Now what's so interesting? I discovered that any $c$, divided by the previous (for example $5/1$ or $29/5$) limits to $5.828427...=\left(\frac{1}{\sqrt2-1}\right)^2=\sqrt8+3$. My question: why?

Solution 1:

I. Silver ratio

What you have discovered is the square of the silver ratio,

$$S=1+\sqrt{2} = 2.414213\dots$$

It is a cousin of the golden ratio, $\phi=\frac{1+\sqrt{5}}{2}$, and share similar properties. Your Pythagorean triple can be expressed as,

$$\Big(\frac{b-1}{2}\Big)^2+\Big(\frac{b+1}{2}\Big)^2=c^2\tag1$$

and factoring (WA link), we get the condition,

$$b^2-2c^2=-1$$

This is a Pell equation, and given one integer solution we can find an infinite more (this link, eqn. 35,36). Since this is the negative Pell equation, we use odd powers $n$,

$$\begin{aligned} b_n &= \frac{S^n+(-S)^{-n}}{2} = 1,\, 7,\, 41,\, 239,\dots\\ c_n &= \frac{S^n-(-S)^{-n}}{2\sqrt{2}} = 1,\, 5,\, 29,\, 169,\dots \end{aligned}\tag2$$

The $b_n$ is always odd, so $(1)$ are integers.

II. Answer:

Note that the contribution of $(-S)^{-n} \approx (-0.4142)^n$ in $(2)$ rapidly diminishes as $n$ becomes large. Thus,

$$c_n\approx \frac{S^n}{2\sqrt{2}}$$

Taking the ratio of $c_n$ for successive odd powers $n$,

$$ \frac{c_{2m+3}}{c_{2m+1}} = \Big( \frac{S^{2m+3}}{2\sqrt{2}} \Big)\Big(\frac{2\sqrt{2}}{S^{2m+1}}\Big)= S^2=(1+\sqrt{2})^2 = 5.828427\dots \tag3$$

and we recover your observation.

III. Neat stuff

Just like the golden ratio can be found in the pentagon, the silver ratio $S$ is in the octagon,

$\hskip2.8in$

It is also an infinitely nested radical,

$$S = 1+\sqrt{2} = 2\sqrt{\frac{1}{2^2}+\sqrt{\frac{1}{2^2}+\sqrt{\frac{1}{2^2}+\dots}}}$$

and in that nice continued fraction above using $e^{-\pi}$, as well as in a pi formula, etc, etc.

Solution 2:

This explains why the ratios converge to the square of the silver ratio.

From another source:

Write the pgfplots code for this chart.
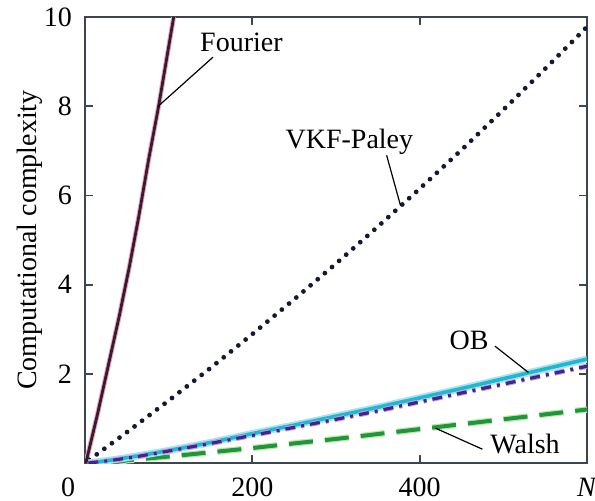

This shows how all of the primitive Pythagorean triples can be generated by Pellian sequences, and therefore the ratios of consecutive hypotenuses from any of those sequences would converge to the square of the silver ratio.

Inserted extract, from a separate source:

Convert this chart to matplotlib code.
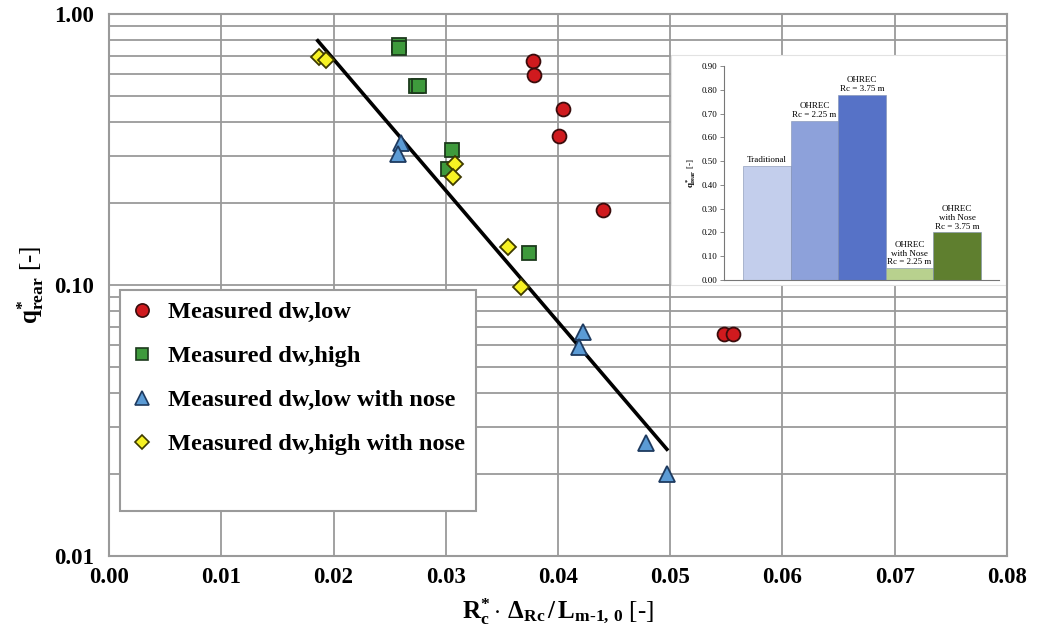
import matplotlib

matplotlib.use("Agg")

import matplotlib.pyplot as plt
import numpy as np
from matplotlib.lines import Line2D
from matplotlib.patches import Rectangle

# measured points
dw_low_x = [0.03775, 0.03786, 0.04047, 0.04006, 0.04404, 0.05481, 0.05562]
dw_low_y = [0.671, 0.596, 0.446, 0.354, 0.189, 0.066, 0.066]

dw_high_x = [0.02584, 0.02584, 0.02735, 0.02762, 0.03056, 0.0302, 0.03739]
dw_high_y = [0.768, 0.749, 0.542, 0.542, 0.315, 0.268, 0.131]

dw_low_nose_x = [0.02601, 0.02575, 0.04223, 0.04187, 0.04784, 0.04971]
dw_low_nose_y = [0.334, 0.304, 0.0671, 0.059, 0.0261, 0.0201]

dw_high_nose_x = [0.01871, 0.01933, 0.03082, 0.03065, 0.03552, 0.0367]
dw_high_nose_y = [0.694, 0.676, 0.2795, 0.2503, 0.138, 0.098]

# exponential fit q = a * exp(-b x)
fit_a = 6.35
fit_b = 111.6
fit_x_start = 0.0186
fit_x_end = 0.0497

x_ticks = [0.00, 0.01, 0.02, 0.03, 0.04, 0.05, 0.06, 0.07, 0.08]
y_ticks = [0.01, 0.1, 1.0]
y_tick_labels = ["0.01", "0.10", "1.00"]

# inset bar chart
inset_labels = [
    "Traditional",
    "OHREC\nRc = 2.25 m",
    "OHREC\nRc = 3.75 m",
    "OHREC\nwith Nose\nRc = 2.25 m",
    "OHREC\nwith Nose\nRc = 3.75 m",
]
inset_values = [0.48, 0.67, 0.78, 0.05, 0.20]
inset_colors = ["#C3CEEC", "#8DA1DA", "#5672C7", "#B8D18E", "#5F7F2F"]
inset_yticks = [0.0, 0.1, 0.2, 0.3, 0.4, 0.5, 0.6, 0.7, 0.8, 0.9]

GRID = "#9A9A9A"

plt.rcParams.update(
    {
        "font.family": "Liberation Serif",
        "font.weight": "bold",
        "mathtext.fontset": "custom",
        "mathtext.rm": "Liberation Serif",
        "mathtext.bf": "Liberation Serif:bold",
        "mathtext.it": "Liberation Serif:italic:bold",
    }
)

fig = plt.figure(figsize=(10.37, 6.35), dpi=100)
ax = fig.add_axes([109 / 1037, 1 - 556 / 635, 898 / 1037, 542 / 635])

ax.set_yscale("log")
ax.set_xlim(0, 0.08)
ax.set_ylim(0.01, 1.0)
ax.set_xticks(x_ticks)
ax.set_xticklabels([f"{v:.2f}" for v in x_ticks])
ax.set_yticks(y_ticks)
ax.set_yticklabels(y_tick_labels)
ax.yaxis.set_minor_formatter(plt.NullFormatter())
ax.tick_params(axis="both", which="both", length=0, labelsize=16.5)
ax.tick_params(axis="y", pad=11)
ax.tick_params(axis="x", pad=8)
ax.grid(True, which="both", axis="y", color=GRID, linewidth=1.3)
ax.grid(True, which="major", axis="x", color=GRID, linewidth=1.3)
ax.set_axisbelow(True)
for sp in ax.spines.values():
    sp.set_color(GRID)
    sp.set_linewidth(1.5)

# white box under the inset hides the grid there
box = Rectangle(
    (671 / 1037, 1 - 285 / 635),
    336 / 1037,
    230 / 635,
    transform=fig.transFigure,
    facecolor="white",
    edgecolor="#E2E2E2",
    linewidth=0.8,
    zorder=1,
)
ax.add_artist(box)
box.set_clip_on(False)

fit_x = np.linspace(fit_x_start, fit_x_end, 50)
ax.plot(fit_x, fit_a * np.exp(-fit_b * fit_x), color="black", linewidth=2.6, zorder=3)

ms = 10
ax.plot(dw_low_x, dw_low_y, "o", ms=ms, mfc="#D01A1E", mec="#3A0C0C", mew=1.3, zorder=4)
ax.plot(dw_high_x, dw_high_y, "s", ms=ms - 0.5, mfc="#3E9A3C", mec="#1C3A1C", mew=1.3, zorder=4)
ax.plot(dw_low_nose_x, dw_low_nose_y, "^", ms=ms + 1.5, mfc="#5B9BD5", mec="#1E3A5F", mew=1.3, zorder=4)
ax.plot(dw_high_nose_x, dw_high_nose_y, "D", ms=ms - 2, mfc="#F7F224", mec="#3E3A00", mew=1.3, zorder=4)

ax.set_xlabel(r"$\mathbf{R_c^{*}\cdot\,\Delta_{Rc}\,/\,L_{m\text{-}1,\,0}}$ [-]", fontsize=18, labelpad=6)
ax.set_ylabel(r"$\mathbf{q^{*}_{rear}}$ [-]", fontsize=18, labelpad=6)

handles = [
    Line2D([], [], ls="none", marker="o", ms=9.5, mfc="#D01A1E", mec="#3A0C0C", mew=1.2),
    Line2D([], [], ls="none", marker="s", ms=9, mfc="#3E9A3C", mec="#1C3A1C", mew=1.2),
    Line2D([], [], ls="none", marker="^", ms=10.5, mfc="#5B9BD5", mec="#1E3A5F", mew=1.2),
    Line2D([], [], ls="none", marker="D", ms=7.5, mfc="#F7F224", mec="#3E3A00", mew=1.2),
    Line2D([], [], ls="none"),
]
labels = [
    "Measured dw,low",
    "Measured dw,high",
    "Measured dw,low with nose",
    "Measured dw,high with nose",
    " ",
]
leg = ax.legend(
    handles,
    labels,
    loc="upper left",
    bbox_to_anchor=(120 / 1037, 1 - 290 / 635),
    bbox_transform=fig.transFigure,
    fontsize=17.6,
    frameon=True,
    fancybox=False,
    framealpha=1,
    edgecolor=GRID,
    borderpad=0.45,
    labelspacing=0.9,
    handlelength=0.9,
    handletextpad=0.6,
    borderaxespad=0,
)
leg.get_frame().set_linewidth(1.5)
leg.set_zorder(5)

# inset bar chart
ins = fig.add_axes([724 / 1037, 1 - 280 / 635, 275 / 1037, 214 / 635])
ins.set_zorder(6)
ins.patch.set_alpha(0)
pos = np.arange(len(inset_values))
ins.bar(pos, inset_values, width=1.0, color=inset_colors, edgecolor="#7F8FB0", linewidth=0.4)
ins.set_xlim(-0.9, 4.88)
ins.set_ylim(0, 0.9)
ins.set_xticks([])
ins.set_yticks(inset_yticks)
ins.set_yticklabels([f"{v:.2f}" for v in inset_yticks])
ins.tick_params(axis="y", labelsize=6.5, length=3, width=0.6, color="#777777", pad=2)
for lab in ins.get_yticklabels():
    lab.set_fontweight("normal")
ins.spines["top"].set_visible(False)
ins.spines["right"].set_visible(False)
ins.spines["left"].set_color("#777777")
ins.spines["bottom"].set_color("#777777")
ins.spines["left"].set_linewidth(0.8)
ins.spines["bottom"].set_linewidth(0.8)
ins.set_ylabel(r"$\mathbf{q^{*}_{rear}}$ [-]", fontsize=6.5, labelpad=3)
for p, v, t in zip(pos, inset_values, inset_labels):
    ins.text(p, v + 0.008, t, ha="center", va="bottom", fontsize=6.5,
             fontweight="normal", linespacing=1.1)

fig.savefig("out.png", dpi=100, facecolor="white")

All of the primitive triples can be listed by sequences with the same recursion relation, just different initial values. The initial values will only affect the coefficients in the explicit forms for those sequences. This will not affect what their ratios converge to as n goes to infinity for each sequence.

THEOREM: All of the primitive Pythagorean triples can be generated, ordered and largely sorted without redundancy by substitution into {v^2 – u^2, 2uv, v^2 + u^2 } of consecutive pairs of terms of the Pell numbers and similar sequences formed by the same recursion relation, P(n + 2) = 2P(n + 1) + P(n), and initial values n, n + m and n – m, 3n – 2m, where n and m are positive integers, n > m, gcd(m,n) = 1, and m is odd. (The leg difference of triples generated from both sequences is d = 2n^2 – m^2. And the Pell numbers can be considered the special case of a singleton sequence: n, n + m, . . . , where n = m = 1.)

Solution 3:

Actually, you should write a general formula, and these issues are constantly emerging. Solutions of the equation: $$x^2+(x\pm{a})^2=z^2$$ Can be written using the solutions of Pell's equation: $p^2-2s^2=\pm{a}$

And have the form:

$$x=2s(p+s)$$

$$z=p^2+2ps+2s^2$$

If we introduce a replacement:

$$q=p^2+2ps+2s^2$$

$$t=2ps$$

Solutions have the form:

$$x=t^2-q^2$$

$$z=q^2+t^2$$

Solutions have the form:

$$x=2qt$$

$$z=q^2+t^2$$

It must be remembered that the number of $p,s$ can be of any sign.